Però, di tutto questo il recente libro, curato da F. Barbera, D. Cersosimo e A. De Rossi, “Contro i borghi. Il Belpaese che dimentica i paesi” (Donzelli editore, pagg. XVIII- 181), parla assai male. Vede nelle strategie pubbliche (e private) attivate per il recupero dei piccoli centri colpiti dallo spopolamento, delle aree interne montane e rurali, l’assenza di un’“anima”, dello “spirito dei luoghi”. Scritto a più mani, tutte queste mani ci vedono una operazione fredda, artificiale, una borgomania patinata: borghi “Billionaire” colpiti da una asettica gentrificazione simile, per fare un esempio, all’algida condizione di una “Milano 2”. Mancando, secondo gli autori, qualsiasi connessione tra presente e passato, il borgo diventa “un luogo senza contesto, senza abitanti, senza relazioni umane”, paesino della solitudine animato a tratti da una “turisticizzazione” superficiale, con musei senza visitatori, castelli senza castellani, chiese senza parrocchiani.

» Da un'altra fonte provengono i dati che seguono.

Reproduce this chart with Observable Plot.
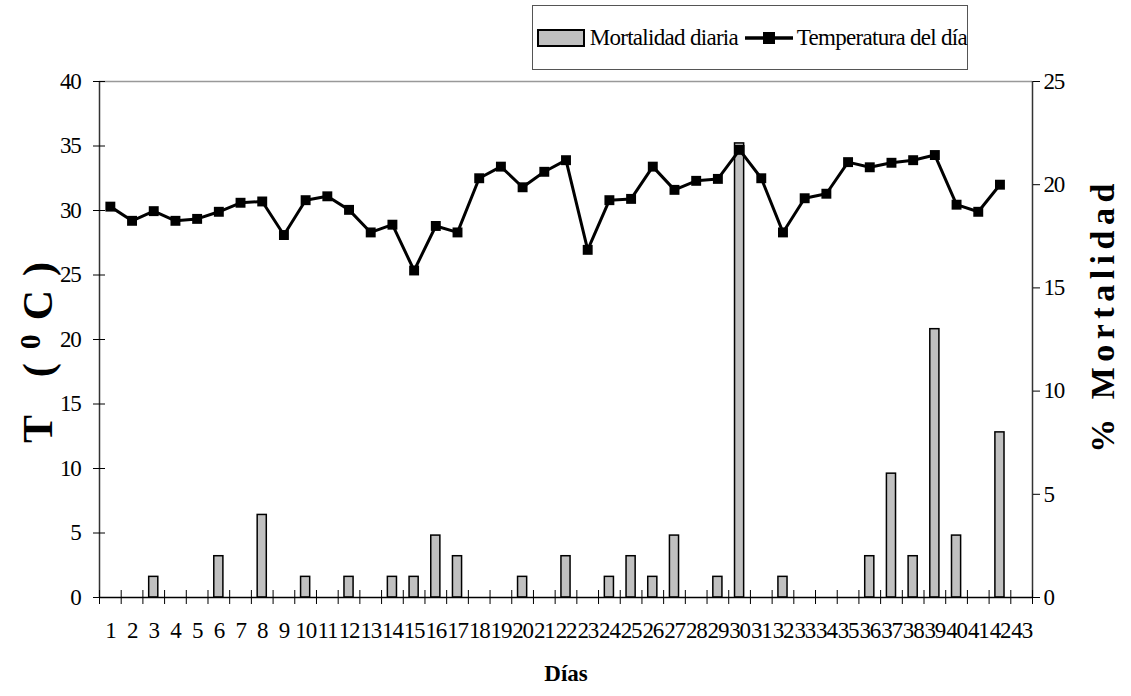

Al più, sarebbero la “cartolina illustrata” dell’Italia, non l’Italia vera he è invece “un Paese fatto di paesi” e non di borghi patinati. Anzi: “l’Italia è un paese bellissimo fatto, per la maggior parte, di paesi brutti” ma “carichi di senso”, proprio grazie al quale vivi rimangono anche la nostalgia del luogo in chi va via, lo spirito di “rientranza” e di “restanza”. E’ il carico di storia che dà loro “senso”, mentre il borgo è luogo anonimo, privo del fluire della storia, semplice “entità iconografica e figurativa”.

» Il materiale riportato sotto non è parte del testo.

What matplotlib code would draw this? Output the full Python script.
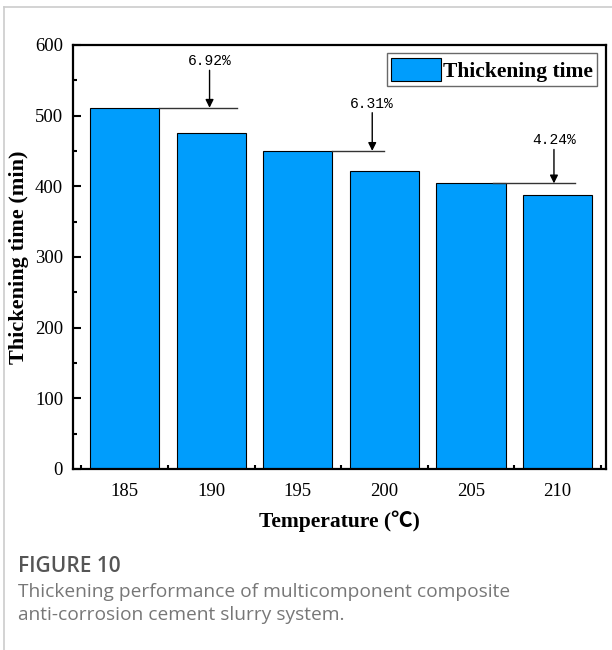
import matplotlib
matplotlib.use("Agg")
import matplotlib.pyplot as plt
from matplotlib.lines import Line2D
import numpy as np

temps = ["185", "190", "195", "200", "205", "210"]
thick_time = [511, 475.6, 450, 421.6, 404, 386.9]

# reduction labels: (text, line start, line end, reference value, arrow x, arrow top)
drops = [
    ("6.92%", 0.4, 1.3, 511, 0.98, 564),
    ("6.31%", 2.4, 3.0, 450, 2.86, 504),
    ("4.24%", 4.25, 5.2, 404, 4.96, 452),
]

plt.rcParams["font.family"] = ["Liberation Serif", "Noto Sans CJK SC", "DejaVu Serif"]

fig = plt.figure(figsize=(6.12, 6.5), dpi=100)
ax = fig.add_axes([0.119, 0.2785, 0.871, 0.6525])

x = np.arange(len(temps))
ax.bar(x, thick_time, width=0.8, color="#009dfc", edgecolor="black",
       linewidth=0.8, label="Thickening time", zorder=2)

for txt, x0, x1, ref, xa, ytop in drops:
    ax.plot([x0, x1], [ref, ref], color="#333333", lw=1.0, zorder=3)
    ax.annotate("", xy=(xa, ref), xytext=(xa, ytop),
                arrowprops=dict(arrowstyle="-|>", color="black", lw=1.0,
                                mutation_scale=12, shrinkA=0, shrinkB=0))
    ax.text(xa, ytop + 3, txt, ha="center", va="bottom", fontsize=10.5,
            family="Liberation Mono")

ax.set_xlim(-0.6, 5.56)
ax.set_ylim(0, 600)
ax.set_xticks(x)
ax.set_xticklabels(temps)
ax.set_xticks(np.arange(-0.5, 6, 1), minor=True)
ax.set_yticks(np.arange(0, 601, 100))
ax.set_yticks(np.arange(50, 600, 100), minor=True)
ax.tick_params(which="major", direction="in", length=6, width=1.5, labelsize=13.5)
ax.tick_params(axis="x", which="major", pad=10)
ax.tick_params(axis="y", which="major", pad=7)
ax.tick_params(which="minor", direction="in", length=3, width=1.5)
for s in ax.spines.values():
    s.set_linewidth(1.6)

ax.set_xlabel("Temperature (\u2103)", fontsize=15.5, fontweight="bold", labelpad=8)
ax.set_ylabel("Thickening time (min)", fontsize=16, fontweight="bold", labelpad=4)

leg = ax.legend(loc="upper right", prop={"weight": "bold", "size": 15.5},
                frameon=True, fancybox=False, edgecolor="#444444",
                handlelength=2.3, handleheight=1.3, handletextpad=0.1,
                borderpad=0.2, borderaxespad=0.4)
leg.get_frame().set_linewidth(1.0)

# panel frame
fig.add_artist(Line2D([4 / 612, 4 / 612], [0, 1 - 7 / 650], color="#cccccc", lw=1.2))
fig.add_artist(Line2D([4 / 612, 1], [1 - 7 / 650, 1 - 7 / 650], color="#cccccc", lw=1.2))

fig.text(18 / 612, 1 - 567 / 650, "FIGURE 10", fontsize=15, color="#555555",
         family="Open Sans", fontweight="semibold", va="center")
fig.text(18 / 612, 1 - 592 / 650, "Thickening performance of multicomponent composite",
         fontsize=13.8, color="#777777", family="Open Sans", va="center")
fig.text(18 / 612, 1 - 615 / 650, "anti-corrosion cement slurry system.",
         fontsize=13.8, color="#777777", family="Open Sans", va="center")

fig.savefig("out.png", dpi=100)
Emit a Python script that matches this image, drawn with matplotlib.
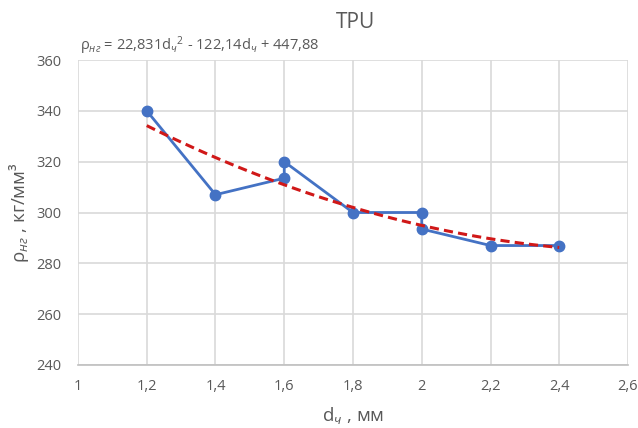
import matplotlib
matplotlib.use("Agg")
import matplotlib.pyplot as plt
import numpy as np

# data (path order as drawn)
d_vals = [1.2, 1.4, 1.6, 1.6, 1.8, 2.0, 2.0, 2.2, 2.4]
rho_vals = [340, 307, 313.5, 320, 300, 300, 293.5, 287, 287]
# trendline coefficients shown on chart
trend_coef = [22.831, -122.14, 447.88]
x_ticks = [1, 1.2, 1.4, 1.6, 1.8, 2, 2.2, 2.4, 2.6]
x_ticklabels = ["1", "1,2", "1,4", "1,6", "1,8", "2", "2,2", "2,4", "2,6"]
y_ticks = [240, 260, 280, 300, 320, 340, 360]

plt.rcParams['font.family'] = ['Open Sans', 'DejaVu Sans']
plt.rcParams['mathtext.fontset'] = 'custom'
plt.rcParams['mathtext.rm'] = 'Open Sans'
plt.rcParams['mathtext.it'] = 'Open Sans:italic'

txt = '#595959'
fig = plt.figure(figsize=(6.38, 4.28), dpi=100)
ax = fig.add_axes([78/638, 1-365/428, (628-78)/638, (365-60)/428])

ax.set_xlim(1, 2.6)
ax.set_ylim(240, 360)
ax.set_xticks(x_ticks)
ax.set_xticklabels(x_ticklabels)
ax.set_yticks(y_ticks)
ax.grid(True, color='#d9d9d9', linewidth=1.2)
ax.set_axisbelow(True)
for s in ['top', 'right', 'left']:
    ax.spines[s].set_visible(False)
ax.spines['bottom'].set_color('#bfbfbf')
ax.spines['bottom'].set_linewidth(1.2)
ax.tick_params(length=0, labelsize=10.5, colors=txt, pad=10)
ax.tick_params(axis='y', pad=12)

ax.plot(d_vals, rho_vals, color='#4472C4', linewidth=2.0, marker='o', markersize=7.5, zorder=3)
xt = np.linspace(min(d_vals), max(d_vals), 100)
ax.plot(xt, np.polyval(trend_coef, xt), color='#D01818', linewidth=2.2, linestyle=(0, (3, 1.7)), zorder=4)

fig.text(355/638, 1-22/428, 'TPU', ha='center', va='center', fontsize=15, color=txt)
fig.text(80/638, 1-46/428, r'ρ$_{\mathit{нг}}$ = 22,831d$_{\mathit{ч}}$$^{2}$ - 122,14d$_{\mathit{ч}}$ + 447,88',
         ha='left', va='center', fontsize=10.5, color=txt)
ax.set_xlabel(r'd$_{\mathit{ч}}$ , мм', fontsize=13.5, color=txt, labelpad=8)
ax.set_ylabel(r'ρ$_{\mathit{нг}}$ , кг/мм³', fontsize=13.5, color=txt, labelpad=4)

fig.savefig('out.png', dpi=100)
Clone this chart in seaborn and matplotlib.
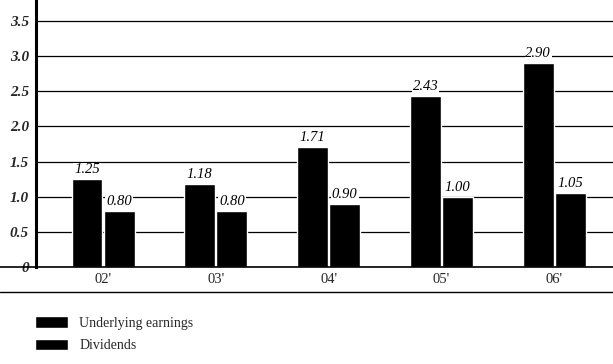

A questo punto il libro non nasconde la gravità che attribuisce alla perdita dell’Italia rurale con l’industrializzazione, alla perdita di ciò che ritiene essere stato un patrimonio positivo di valori, solidarietà, tradizione e, perfino, dialetti. L’idea radicale di totale rinuncia ai borghi porta a una piena rivalutazione della civiltà contadina con tutte le sue arretratezze, superstizioni, povertà, miserie. In un mondo pieno di dinamismo, come l’attuale, dove ciò che di stabile hai è sempre più quello che ti porti nella testa, c’è il rimpianto del bel piccolo mondo antico quando “fondare una casa significa(va) fondare un’esistenza” e impegnare l’intera vita. C’è perfino la valorizzazione del mondo magico e leggendario che l’arretratezza e povertà contadina si portavano dietro, come, per esempio, l’appendere le corna di un toro allo stipite della porta per ricevere protezione contro gli “spiriti maligni” o poggiare, per la stessa ragione, una scopa di saggina sull’uscio. Una storia, dunque, di superstizione e di miseria che secondo gli autori costruiva comunque una comunità di senso.

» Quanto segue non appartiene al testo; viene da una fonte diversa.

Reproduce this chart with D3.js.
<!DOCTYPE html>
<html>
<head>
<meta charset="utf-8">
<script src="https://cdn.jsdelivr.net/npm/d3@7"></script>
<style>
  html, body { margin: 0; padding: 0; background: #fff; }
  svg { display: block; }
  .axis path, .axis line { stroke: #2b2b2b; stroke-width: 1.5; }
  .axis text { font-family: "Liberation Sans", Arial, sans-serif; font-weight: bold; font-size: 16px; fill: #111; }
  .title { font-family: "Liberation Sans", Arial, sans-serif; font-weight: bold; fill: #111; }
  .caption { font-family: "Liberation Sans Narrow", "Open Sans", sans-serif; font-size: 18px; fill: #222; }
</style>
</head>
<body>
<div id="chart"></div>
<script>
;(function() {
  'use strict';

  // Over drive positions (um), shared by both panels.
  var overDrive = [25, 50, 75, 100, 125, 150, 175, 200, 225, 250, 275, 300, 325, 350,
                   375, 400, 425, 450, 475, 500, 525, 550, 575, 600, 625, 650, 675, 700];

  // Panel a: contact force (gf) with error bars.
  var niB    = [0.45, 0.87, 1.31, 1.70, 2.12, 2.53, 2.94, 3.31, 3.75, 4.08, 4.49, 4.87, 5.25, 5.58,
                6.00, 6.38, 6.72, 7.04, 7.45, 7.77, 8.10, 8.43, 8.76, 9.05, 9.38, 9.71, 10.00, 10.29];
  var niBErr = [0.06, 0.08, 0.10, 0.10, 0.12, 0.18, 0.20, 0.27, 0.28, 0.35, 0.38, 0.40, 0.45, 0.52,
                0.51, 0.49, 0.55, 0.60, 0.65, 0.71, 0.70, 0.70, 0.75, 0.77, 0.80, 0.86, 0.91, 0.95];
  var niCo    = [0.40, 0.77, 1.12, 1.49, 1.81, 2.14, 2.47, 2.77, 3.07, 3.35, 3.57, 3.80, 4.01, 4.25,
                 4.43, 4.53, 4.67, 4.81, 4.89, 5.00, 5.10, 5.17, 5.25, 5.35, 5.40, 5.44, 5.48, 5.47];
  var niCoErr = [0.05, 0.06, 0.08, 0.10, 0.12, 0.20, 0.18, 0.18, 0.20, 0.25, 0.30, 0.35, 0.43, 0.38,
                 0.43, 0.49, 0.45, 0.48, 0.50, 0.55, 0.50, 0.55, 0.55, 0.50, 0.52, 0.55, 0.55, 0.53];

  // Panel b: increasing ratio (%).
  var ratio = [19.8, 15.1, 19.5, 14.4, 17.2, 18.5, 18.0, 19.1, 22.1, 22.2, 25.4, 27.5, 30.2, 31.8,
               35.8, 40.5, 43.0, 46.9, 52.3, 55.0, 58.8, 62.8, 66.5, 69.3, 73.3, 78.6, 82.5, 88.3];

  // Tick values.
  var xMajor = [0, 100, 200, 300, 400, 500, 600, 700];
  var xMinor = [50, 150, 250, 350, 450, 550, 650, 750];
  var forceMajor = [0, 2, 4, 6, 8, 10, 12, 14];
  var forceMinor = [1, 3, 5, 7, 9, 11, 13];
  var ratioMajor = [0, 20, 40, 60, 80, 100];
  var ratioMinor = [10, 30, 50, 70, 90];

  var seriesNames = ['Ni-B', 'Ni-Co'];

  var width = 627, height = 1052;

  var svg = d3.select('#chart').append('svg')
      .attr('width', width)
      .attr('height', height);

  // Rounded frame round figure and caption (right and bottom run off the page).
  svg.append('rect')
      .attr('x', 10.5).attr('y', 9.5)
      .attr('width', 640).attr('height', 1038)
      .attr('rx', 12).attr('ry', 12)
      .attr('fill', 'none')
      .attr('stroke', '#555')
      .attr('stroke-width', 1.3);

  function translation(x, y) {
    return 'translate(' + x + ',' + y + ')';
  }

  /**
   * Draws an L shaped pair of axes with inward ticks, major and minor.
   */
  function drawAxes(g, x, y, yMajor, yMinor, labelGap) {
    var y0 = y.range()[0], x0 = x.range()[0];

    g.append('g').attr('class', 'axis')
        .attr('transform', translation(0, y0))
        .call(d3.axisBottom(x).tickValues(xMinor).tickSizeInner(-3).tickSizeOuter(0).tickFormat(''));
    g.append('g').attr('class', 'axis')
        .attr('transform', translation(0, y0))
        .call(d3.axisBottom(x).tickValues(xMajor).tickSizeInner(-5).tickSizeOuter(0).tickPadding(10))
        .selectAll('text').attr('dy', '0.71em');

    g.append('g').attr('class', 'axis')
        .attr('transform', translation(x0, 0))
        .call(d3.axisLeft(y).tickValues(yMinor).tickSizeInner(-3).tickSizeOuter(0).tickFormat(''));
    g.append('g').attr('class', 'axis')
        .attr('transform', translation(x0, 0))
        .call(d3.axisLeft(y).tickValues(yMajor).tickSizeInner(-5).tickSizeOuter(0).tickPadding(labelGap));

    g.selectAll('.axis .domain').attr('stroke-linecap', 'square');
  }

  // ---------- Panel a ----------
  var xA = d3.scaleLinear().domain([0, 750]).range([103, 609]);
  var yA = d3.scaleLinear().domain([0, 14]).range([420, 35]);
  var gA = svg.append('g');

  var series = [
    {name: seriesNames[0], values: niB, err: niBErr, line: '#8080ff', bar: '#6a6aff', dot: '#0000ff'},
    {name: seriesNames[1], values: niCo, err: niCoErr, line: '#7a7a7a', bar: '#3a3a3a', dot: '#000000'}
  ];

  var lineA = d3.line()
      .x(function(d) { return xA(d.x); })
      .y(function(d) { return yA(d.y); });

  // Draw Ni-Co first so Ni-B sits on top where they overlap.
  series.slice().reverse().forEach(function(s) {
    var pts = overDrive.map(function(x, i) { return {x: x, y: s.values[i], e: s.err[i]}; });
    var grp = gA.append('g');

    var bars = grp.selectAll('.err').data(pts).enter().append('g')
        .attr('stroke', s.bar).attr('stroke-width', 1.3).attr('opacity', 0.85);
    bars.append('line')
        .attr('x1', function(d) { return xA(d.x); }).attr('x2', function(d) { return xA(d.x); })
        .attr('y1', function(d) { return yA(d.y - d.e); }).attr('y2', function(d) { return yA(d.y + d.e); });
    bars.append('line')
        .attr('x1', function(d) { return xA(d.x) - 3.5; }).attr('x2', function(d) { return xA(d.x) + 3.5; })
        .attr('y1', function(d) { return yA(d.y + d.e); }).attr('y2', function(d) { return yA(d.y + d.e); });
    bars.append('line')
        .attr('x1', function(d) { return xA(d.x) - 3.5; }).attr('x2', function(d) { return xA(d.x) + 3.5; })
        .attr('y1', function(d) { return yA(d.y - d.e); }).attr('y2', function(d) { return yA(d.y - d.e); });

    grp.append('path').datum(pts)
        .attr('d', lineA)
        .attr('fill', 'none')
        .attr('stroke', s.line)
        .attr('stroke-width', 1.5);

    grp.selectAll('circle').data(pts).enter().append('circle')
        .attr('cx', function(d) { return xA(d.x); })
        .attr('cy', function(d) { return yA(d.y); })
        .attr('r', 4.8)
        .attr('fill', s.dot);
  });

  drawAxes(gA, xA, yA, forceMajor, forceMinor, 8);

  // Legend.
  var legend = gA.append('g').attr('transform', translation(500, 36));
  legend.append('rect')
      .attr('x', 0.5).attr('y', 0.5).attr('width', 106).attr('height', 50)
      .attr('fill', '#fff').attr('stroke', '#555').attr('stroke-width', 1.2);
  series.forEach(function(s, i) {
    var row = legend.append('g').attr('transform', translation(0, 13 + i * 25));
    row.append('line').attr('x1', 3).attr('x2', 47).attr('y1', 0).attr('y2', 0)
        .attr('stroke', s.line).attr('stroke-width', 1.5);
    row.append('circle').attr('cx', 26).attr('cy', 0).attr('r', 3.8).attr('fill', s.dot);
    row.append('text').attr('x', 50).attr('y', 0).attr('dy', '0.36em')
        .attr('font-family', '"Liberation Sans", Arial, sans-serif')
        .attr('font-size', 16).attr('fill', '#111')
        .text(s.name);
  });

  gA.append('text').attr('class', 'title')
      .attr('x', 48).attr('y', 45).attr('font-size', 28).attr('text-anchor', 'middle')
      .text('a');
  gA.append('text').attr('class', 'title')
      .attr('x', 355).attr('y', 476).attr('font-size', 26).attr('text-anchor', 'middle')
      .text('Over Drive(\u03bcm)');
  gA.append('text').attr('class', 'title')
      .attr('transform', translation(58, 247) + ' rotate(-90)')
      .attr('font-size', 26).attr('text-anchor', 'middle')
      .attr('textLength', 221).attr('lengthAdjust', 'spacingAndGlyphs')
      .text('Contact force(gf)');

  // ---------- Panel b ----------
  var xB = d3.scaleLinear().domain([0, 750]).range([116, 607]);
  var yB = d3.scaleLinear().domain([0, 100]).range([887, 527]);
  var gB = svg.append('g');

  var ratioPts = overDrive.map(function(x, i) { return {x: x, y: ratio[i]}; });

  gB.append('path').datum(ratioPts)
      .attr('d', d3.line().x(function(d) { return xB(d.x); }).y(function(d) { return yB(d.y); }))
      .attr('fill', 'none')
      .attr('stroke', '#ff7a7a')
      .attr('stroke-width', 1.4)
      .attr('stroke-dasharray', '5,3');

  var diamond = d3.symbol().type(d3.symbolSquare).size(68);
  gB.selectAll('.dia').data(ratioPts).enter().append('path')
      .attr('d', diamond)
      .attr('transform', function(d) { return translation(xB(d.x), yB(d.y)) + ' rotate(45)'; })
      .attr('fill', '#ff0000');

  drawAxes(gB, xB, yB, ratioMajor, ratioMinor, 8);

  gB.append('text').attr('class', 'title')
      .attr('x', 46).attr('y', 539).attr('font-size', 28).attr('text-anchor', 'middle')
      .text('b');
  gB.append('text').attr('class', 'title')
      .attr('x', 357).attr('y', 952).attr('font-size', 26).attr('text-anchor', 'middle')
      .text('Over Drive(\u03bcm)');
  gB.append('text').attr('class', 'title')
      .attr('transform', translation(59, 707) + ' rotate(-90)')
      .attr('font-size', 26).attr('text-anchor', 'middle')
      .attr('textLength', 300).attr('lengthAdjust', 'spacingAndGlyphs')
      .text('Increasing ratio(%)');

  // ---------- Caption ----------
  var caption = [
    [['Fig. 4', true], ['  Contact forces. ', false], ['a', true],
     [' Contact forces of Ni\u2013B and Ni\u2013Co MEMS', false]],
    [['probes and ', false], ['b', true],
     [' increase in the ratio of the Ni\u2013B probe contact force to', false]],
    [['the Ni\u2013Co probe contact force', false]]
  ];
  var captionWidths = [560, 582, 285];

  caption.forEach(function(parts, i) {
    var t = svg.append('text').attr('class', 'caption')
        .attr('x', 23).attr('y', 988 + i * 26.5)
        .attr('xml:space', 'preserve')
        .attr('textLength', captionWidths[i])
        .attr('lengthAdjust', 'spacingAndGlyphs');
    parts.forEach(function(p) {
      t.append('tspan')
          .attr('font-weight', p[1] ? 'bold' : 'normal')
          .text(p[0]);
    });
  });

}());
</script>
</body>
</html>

Ma di quale senso? E’ qui che il libro si perde e non riesce a chiudere il cerchio. Davanti all’alternativa: o un borgo agghindato dalla vita senza storia o il vecchio luogo con una storia ma senza vita, opta decisamente per quest’ultimo. Con qualche apprezzabile eccezione, in verità, che tenta, come è giusto e necessario, di trovare una sintesi fra le due scelte. Solo due interventi (Clemente e Lanzani) presentano la necessità di recuperare entrambe le prospettive. Uno afferma chiaramente che, nonostante molti limiti, comunque “la rete dei borghi più belli ha rappresentato una fase di sviluppo della società civile locale, del porre il centro in periferia, del costruire buone pratiche, comunità dal basso”. L’altro ci dice più problematicamente che se il radicamento borghigiano non deve essere scartato è necessario però inserirlo “dentro visioni di futuro e forme d’azione parziali e differenziate”.

Superfluo è aggiungere che per la “salvezza” dei borghi proprio questa è la sfida da affrontare e che essa riguarda l’intera comunità nazionale.